[Start of DATA EXCERPTS]

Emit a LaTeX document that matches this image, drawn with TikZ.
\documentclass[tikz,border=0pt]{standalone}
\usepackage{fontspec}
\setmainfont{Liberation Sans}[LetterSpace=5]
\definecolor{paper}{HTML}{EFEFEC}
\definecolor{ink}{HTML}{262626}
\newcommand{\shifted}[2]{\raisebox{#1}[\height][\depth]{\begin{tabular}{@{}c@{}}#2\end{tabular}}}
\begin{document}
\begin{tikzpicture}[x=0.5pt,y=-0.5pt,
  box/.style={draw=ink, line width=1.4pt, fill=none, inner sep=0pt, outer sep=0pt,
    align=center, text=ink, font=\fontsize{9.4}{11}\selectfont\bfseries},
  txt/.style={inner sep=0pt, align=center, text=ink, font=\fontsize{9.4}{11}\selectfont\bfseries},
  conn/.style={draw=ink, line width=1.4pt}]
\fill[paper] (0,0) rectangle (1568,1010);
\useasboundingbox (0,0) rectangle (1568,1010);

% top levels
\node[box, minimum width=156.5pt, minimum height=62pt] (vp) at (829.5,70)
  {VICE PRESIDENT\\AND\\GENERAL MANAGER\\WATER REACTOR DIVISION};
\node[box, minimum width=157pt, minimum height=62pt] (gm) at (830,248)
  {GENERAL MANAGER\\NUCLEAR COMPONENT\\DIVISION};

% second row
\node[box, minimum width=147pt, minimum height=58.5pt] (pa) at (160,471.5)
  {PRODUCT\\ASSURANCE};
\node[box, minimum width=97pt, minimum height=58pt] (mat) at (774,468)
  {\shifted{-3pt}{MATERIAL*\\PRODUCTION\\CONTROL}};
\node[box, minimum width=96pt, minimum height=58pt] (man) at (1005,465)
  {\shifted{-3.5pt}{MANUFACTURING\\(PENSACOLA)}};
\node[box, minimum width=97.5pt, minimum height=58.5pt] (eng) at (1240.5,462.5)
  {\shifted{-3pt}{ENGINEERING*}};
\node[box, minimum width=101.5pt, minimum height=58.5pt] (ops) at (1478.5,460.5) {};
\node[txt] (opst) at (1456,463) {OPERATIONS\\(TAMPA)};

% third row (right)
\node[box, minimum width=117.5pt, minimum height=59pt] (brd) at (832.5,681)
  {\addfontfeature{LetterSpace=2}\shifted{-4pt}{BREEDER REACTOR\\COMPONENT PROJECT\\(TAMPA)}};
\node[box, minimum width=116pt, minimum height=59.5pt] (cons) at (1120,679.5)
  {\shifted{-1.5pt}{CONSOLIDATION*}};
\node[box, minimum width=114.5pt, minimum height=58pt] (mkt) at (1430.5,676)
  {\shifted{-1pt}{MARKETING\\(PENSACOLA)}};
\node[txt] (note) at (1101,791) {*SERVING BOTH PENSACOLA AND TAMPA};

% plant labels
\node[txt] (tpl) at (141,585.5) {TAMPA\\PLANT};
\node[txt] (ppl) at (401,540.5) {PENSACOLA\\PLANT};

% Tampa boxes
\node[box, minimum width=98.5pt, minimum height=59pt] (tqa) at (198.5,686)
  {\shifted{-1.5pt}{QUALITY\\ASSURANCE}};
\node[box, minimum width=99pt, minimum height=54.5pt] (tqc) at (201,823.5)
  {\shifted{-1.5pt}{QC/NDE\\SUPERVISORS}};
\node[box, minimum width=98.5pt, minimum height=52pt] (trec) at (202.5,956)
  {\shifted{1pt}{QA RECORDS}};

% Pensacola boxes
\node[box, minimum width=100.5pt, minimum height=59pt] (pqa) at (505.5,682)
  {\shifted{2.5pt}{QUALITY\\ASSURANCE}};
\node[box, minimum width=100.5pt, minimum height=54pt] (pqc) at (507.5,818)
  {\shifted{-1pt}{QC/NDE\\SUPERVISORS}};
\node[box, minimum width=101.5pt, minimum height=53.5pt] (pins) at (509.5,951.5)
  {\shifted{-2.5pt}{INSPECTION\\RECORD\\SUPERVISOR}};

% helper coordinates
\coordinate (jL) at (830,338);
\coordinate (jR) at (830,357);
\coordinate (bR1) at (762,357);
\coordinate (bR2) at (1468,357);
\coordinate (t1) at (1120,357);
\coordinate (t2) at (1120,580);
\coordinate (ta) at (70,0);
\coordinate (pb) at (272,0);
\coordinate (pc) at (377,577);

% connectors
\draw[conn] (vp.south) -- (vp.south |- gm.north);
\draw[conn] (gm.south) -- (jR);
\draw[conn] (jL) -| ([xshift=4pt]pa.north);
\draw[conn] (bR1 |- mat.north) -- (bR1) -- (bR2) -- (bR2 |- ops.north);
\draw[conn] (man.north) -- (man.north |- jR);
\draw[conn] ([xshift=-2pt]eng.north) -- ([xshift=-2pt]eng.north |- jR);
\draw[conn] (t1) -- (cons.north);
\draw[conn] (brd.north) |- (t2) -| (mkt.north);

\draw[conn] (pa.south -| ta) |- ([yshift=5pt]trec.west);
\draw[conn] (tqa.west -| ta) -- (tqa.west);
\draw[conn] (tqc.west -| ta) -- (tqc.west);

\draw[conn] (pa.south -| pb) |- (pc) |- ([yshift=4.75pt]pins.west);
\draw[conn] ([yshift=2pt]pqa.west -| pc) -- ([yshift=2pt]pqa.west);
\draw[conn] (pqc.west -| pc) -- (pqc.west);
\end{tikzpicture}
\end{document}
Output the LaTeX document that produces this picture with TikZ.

[End of DATA EXCERPTS]

• STATED TASK: Return all of the entries exactly as written.

• RESULT OF THE EXERCISE:
Emit a LaTeX document that matches this image, drawn with TikZ.
\documentclass[tikz,border=0pt]{standalone}
\usepackage{fontspec}
\setmainfont{Liberation Sans}[LetterSpace=5]
\definecolor{paper}{HTML}{EFEFEC}
\definecolor{ink}{HTML}{262626}
\newcommand{\shifted}[2]{\raisebox{#1}[\height][\depth]{\begin{tabular}{@{}c@{}}#2\end{tabular}}}
\begin{document}
\begin{tikzpicture}[x=0.5pt,y=-0.5pt,
  box/.style={draw=ink, line width=1.4pt, fill=none, inner sep=0pt, outer sep=0pt,
    align=center, text=ink, font=\fontsize{9.4}{11}\selectfont\bfseries},
  txt/.style={inner sep=0pt, align=center, text=ink, font=\fontsize{9.4}{11}\selectfont\bfseries},
  conn/.style={draw=ink, line width=1.4pt}]
\fill[paper] (0,0) rectangle (1568,1010);
\useasboundingbox (0,0) rectangle (1568,1010);

% top levels
\node[box, minimum width=156.5pt, minimum height=62pt] (vp) at (829.5,70)
  {VICE PRESIDENT\\AND\\GENERAL MANAGER\\WATER REACTOR DIVISION};
\node[box, minimum width=157pt, minimum height=62pt] (gm) at (830,248)
  {GENERAL MANAGER\\NUCLEAR COMPONENT\\DIVISION};

% second row
\node[box, minimum width=147pt, minimum height=58.5pt] (pa) at (160,471.5)
  {PRODUCT\\ASSURANCE};
\node[box, minimum width=97pt, minimum height=58pt] (mat) at (774,468)
  {\shifted{-3pt}{MATERIAL*\\PRODUCTION\\CONTROL}};
\node[box, minimum width=96pt, minimum height=58pt] (man) at (1005,465)
  {\shifted{-3.5pt}{MANUFACTURING\\(PENSACOLA)}};
\node[box, minimum width=97.5pt, minimum height=58.5pt] (eng) at (1240.5,462.5)
  {\shifted{-3pt}{ENGINEERING*}};
\node[box, minimum width=101.5pt, minimum height=58.5pt] (ops) at (1478.5,460.5) {};
\node[txt] (opst) at (1456,463) {OPERATIONS\\(TAMPA)};

% third row (right)
\node[box, minimum width=117.5pt, minimum height=59pt] (brd) at (832.5,681)
  {\addfontfeature{LetterSpace=2}\shifted{-4pt}{BREEDER REACTOR\\COMPONENT PROJECT\\(TAMPA)}};
\node[box, minimum width=116pt, minimum height=59.5pt] (cons) at (1120,679.5)
  {\shifted{-1.5pt}{CONSOLIDATION*}};
\node[box, minimum width=114.5pt, minimum height=58pt] (mkt) at (1430.5,676)
  {\shifted{-1pt}{MARKETING\\(PENSACOLA)}};
\node[txt] (note) at (1101,791) {*SERVING BOTH PENSACOLA AND TAMPA};

% plant labels
\node[txt] (tpl) at (141,585.5) {TAMPA\\PLANT};
\node[txt] (ppl) at (401,540.5) {PENSACOLA\\PLANT};

% Tampa boxes
\node[box, minimum width=98.5pt, minimum height=59pt] (tqa) at (198.5,686)
  {\shifted{-1.5pt}{QUALITY\\ASSURANCE}};
\node[box, minimum width=99pt, minimum height=54.5pt] (tqc) at (201,823.5)
  {\shifted{-1.5pt}{QC/NDE\\SUPERVISORS}};
\node[box, minimum width=98.5pt, minimum height=52pt] (trec) at (202.5,956)
  {\shifted{1pt}{QA RECORDS}};

% Pensacola boxes
\node[box, minimum width=100.5pt, minimum height=59pt] (pqa) at (505.5,682)
  {\shifted{2.5pt}{QUALITY\\ASSURANCE}};
\node[box, minimum width=100.5pt, minimum height=54pt] (pqc) at (507.5,818)
  {\shifted{-1pt}{QC/NDE\\SUPERVISORS}};
\node[box, minimum width=101.5pt, minimum height=53.5pt] (pins) at (509.5,951.5)
  {\shifted{-2.5pt}{INSPECTION\\RECORD\\SUPERVISOR}};

% helper coordinates
\coordinate (jL) at (830,338);
\coordinate (jR) at (830,357);
\coordinate (bR1) at (762,357);
\coordinate (bR2) at (1468,357);
\coordinate (t1) at (1120,357);
\coordinate (t2) at (1120,580);
\coordinate (ta) at (70,0);
\coordinate (pb) at (272,0);
\coordinate (pc) at (377,577);

% connectors
\draw[conn] (vp.south) -- (vp.south |- gm.north);
\draw[conn] (gm.south) -- (jR);
\draw[conn] (jL) -| ([xshift=4pt]pa.north);
\draw[conn] (bR1 |- mat.north) -- (bR1) -- (bR2) -- (bR2 |- ops.north);
\draw[conn] (man.north) -- (man.north |- jR);
\draw[conn] ([xshift=-2pt]eng.north) -- ([xshift=-2pt]eng.north |- jR);
\draw[conn] (t1) -- (cons.north);
\draw[conn] (brd.north) |- (t2) -| (mkt.north);

\draw[conn] (pa.south -| ta) |- ([yshift=5pt]trec.west);
\draw[conn] (tqa.west -| ta) -- (tqa.west);
\draw[conn] (tqc.west -| ta) -- (tqc.west);

\draw[conn] (pa.south -| pb) |- (pc) |- ([yshift=4.75pt]pins.west);
\draw[conn] ([yshift=2pt]pqa.west -| pc) -- ([yshift=2pt]pqa.west);
\draw[conn] (pqc.west -| pc) -- (pqc.west);
\end{tikzpicture}
\end{document}
Output the LaTeX document that produces this picture with TikZ.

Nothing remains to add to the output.